Он улыбнулся и скрестил руки.

– Назовите три ваших главных качества.

Могу защищаться ножом с закругленным лезвием, могу повредить поясницу, занимаясь мягкой гимнастикой, и меня не оторвать от телевизора, когда транслируют «Самую прекрасную жизнь».

– Я очень хорошо умею слушать людей, я терпеливая и организованная.

Он отметил ответ на оборотной стороне моего резюме и продолжил:

– Среди наших клиентов много занятых людей, их жизнь заполнена до предела. Они не всегда могут приходить к нам в строго назначенное время. Готовы ли вы работать в нестандартные часы?

– В нестандартные часы?

– Иногда рано утром, иногда поздно вечером, часто по выходным. Заранее трудно сказать. Девиз Клиники по восстановлению волос – «Адаптируемся к вашим возможностям». Готовы ли вы не считаться со своим временем и использовать гибкий график работы?

А готовы ли вы, в таком случае, прибавить несколько цифр к моей зарплате и выплачивать ее по моему первому требованию?

– Я готова адаптироваться к любым обстоятельствам, если меня увлекает моя работа.

Он улыбнулся. Стиральный порошок, похоже, начинает ему нравиться.

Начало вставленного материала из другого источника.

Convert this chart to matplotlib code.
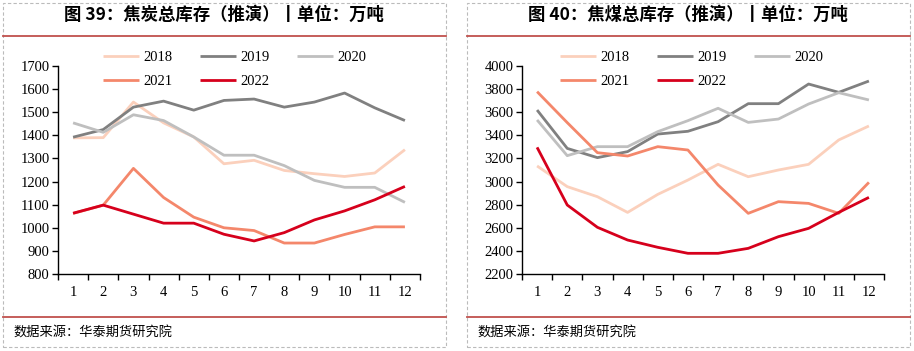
import matplotlib.pyplot as plt
from matplotlib.patches import Rectangle
from matplotlib.lines import Line2D

plt.rcParams['font.family'] = ['Liberation Serif', 'Noto Sans CJK SC']

months = [str(m) for m in range(1, 13)]
years = ['2018', '2019', '2020', '2021', '2022']
colors = ['#FBD0BC', '#808080', '#BFBFBF', '#F4876B', '#D6001C']

# 焦炭总库存
coke_2018 = [1389, 1390, 1544, 1454, 1393, 1277, 1292, 1248, 1234, 1222, 1237, 1338]
coke_2019 = [1392, 1425, 1522, 1548, 1509, 1551, 1557, 1522, 1544, 1583, 1519, 1464]
coke_2020 = [1454, 1413, 1489, 1464, 1393, 1314, 1314, 1269, 1205, 1175, 1175, 1110]
coke_2021 = [1062, 1098, 1257, 1131, 1046, 1000, 988, 934, 934, 971, 1004, 1004]
coke_2022 = [1063, 1098, 1059, 1020, 1020, 972, 943, 979, 1034, 1073, 1121, 1179]

# 焦煤总库存
coal_2018 = [3135, 2956, 2869, 2733, 2889, 3013, 3149, 3042, 3100, 3149, 3360, 3481]
coal_2019 = [3619, 3287, 3207, 3259, 3411, 3435, 3518, 3674, 3674, 3844, 3772, 3870]
coal_2020 = [3533, 3224, 3302, 3302, 3432, 3527, 3634, 3512, 3541, 3671, 3769, 3706]
coal_2021 = [3778, 3510, 3250, 3221, 3302, 3273, 2970, 2725, 2826, 2811, 2725, 2993]
coal_2022 = [3296, 2797, 2604, 2494, 2431, 2379, 2379, 2422, 2523, 2595, 2733, 2863]

panels = [
    ('图 39：焦炭总库存（推演）丨单位：万吨',
     [coke_2018, coke_2019, coke_2020, coke_2021, coke_2022],
     (800, 1700), 100, 3, 58, 45),
    ('图 40：焦煤总库存（推演）丨单位：万吨',
     [coal_2018, coal_2019, coal_2020, coal_2021, coal_2022],
     (2200, 4000), 200, 467, 522, 38),
]

W, H = 914, 351
fig = plt.figure(figsize=(W / 100, H / 100), dpi=100)
cjk = ['Noto Sans CJK SC', 'DejaVu Sans']

for title, series, ylim, step, px, axl, legx in panels:
    # dashed panel frame
    fig.add_artist(Rectangle((px / W, 1 - 347 / H), 443 / W, 344 / H,
                             transform=fig.transFigure, fill=False,
                             edgecolor='#BBBBBB', lw=0.8, ls=(0, (3, 2))))
    for yy in (36, 317):
        fig.add_artist(Line2D([px / W, (px + 443) / W], [1 - yy / H, 1 - yy / H],
                              transform=fig.transFigure, color='#C0504D', lw=1.3))
    fig.text((px + 221) / W, 1 - 15 / H, title, ha='center', va='center',
             fontsize=12.5, fontweight='bold', family=cjk)
    fig.text((px + 10) / W, 1 - 333 / H, '数据来源：华泰期货研究院', ha='left',
             va='center', fontsize=9.5, family=cjk)

    ax = fig.add_axes([axl / W, 1 - 274 / H, 362 / W, 208 / H])
    x = list(range(12))
    lines = {}
    for name, vals, c in zip(years, series, colors):
        lines[name], = ax.plot(x, vals, color=c, lw=2, label=name,
                               solid_capstyle='butt')
    ax.set_xlim(-0.5, 11.5)
    ax.set_ylim(*ylim)
    ax.set_yticks(range(ylim[0], ylim[1] + 1, step))
    ax.set_xticks(x)
    ax.set_xticklabels(months)
    ax.set_xticks([i - 0.5 for i in range(13)], minor=True)
    ax.tick_params(axis='x', which='major', length=0, pad=9, labelsize=10.5)
    ax.tick_params(axis='x', which='minor', length=4, direction='out', width=1)
    ax.tick_params(axis='y', length=4, width=1, labelsize=10.5, pad=2)
    for s in ('top', 'right'):
        ax.spines[s].set_visible(False)
    for s in ('left', 'bottom'):
        ax.spines[s].set_linewidth(1)
    order = ['2018', '2021', '2019', '2022', '2020']
    ax.legend([lines[k] for k in order], order, ncol=3, loc='upper left',
              bbox_to_anchor=(legx / 362, 1.075), frameon=False, fontsize=10.5,
              handlelength=2.5, handletextpad=0.25, columnspacing=1.9,
              labelspacing=0.75, borderpad=0, borderaxespad=0)

fig.savefig('out.png', dpi=100)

Беседа продолжалась в обычном ритме вопросов и ответов: какое ваше самое заметное достижение в профессиональном смысле (выиграла в скраббл у Люсьенны), думаете ли вы заводить детей в ближайшее десятилетие (целую дюжину, причем за один раз), что вас больше всего интересует (спать, пускать колечки дыма, когда курю, и смотреть репортажи о сурках). Я спрашиваю себя: что я здесь делаю? Такой же вопрос я задала себе в день приезда в «Тамариск». А вдруг это знак?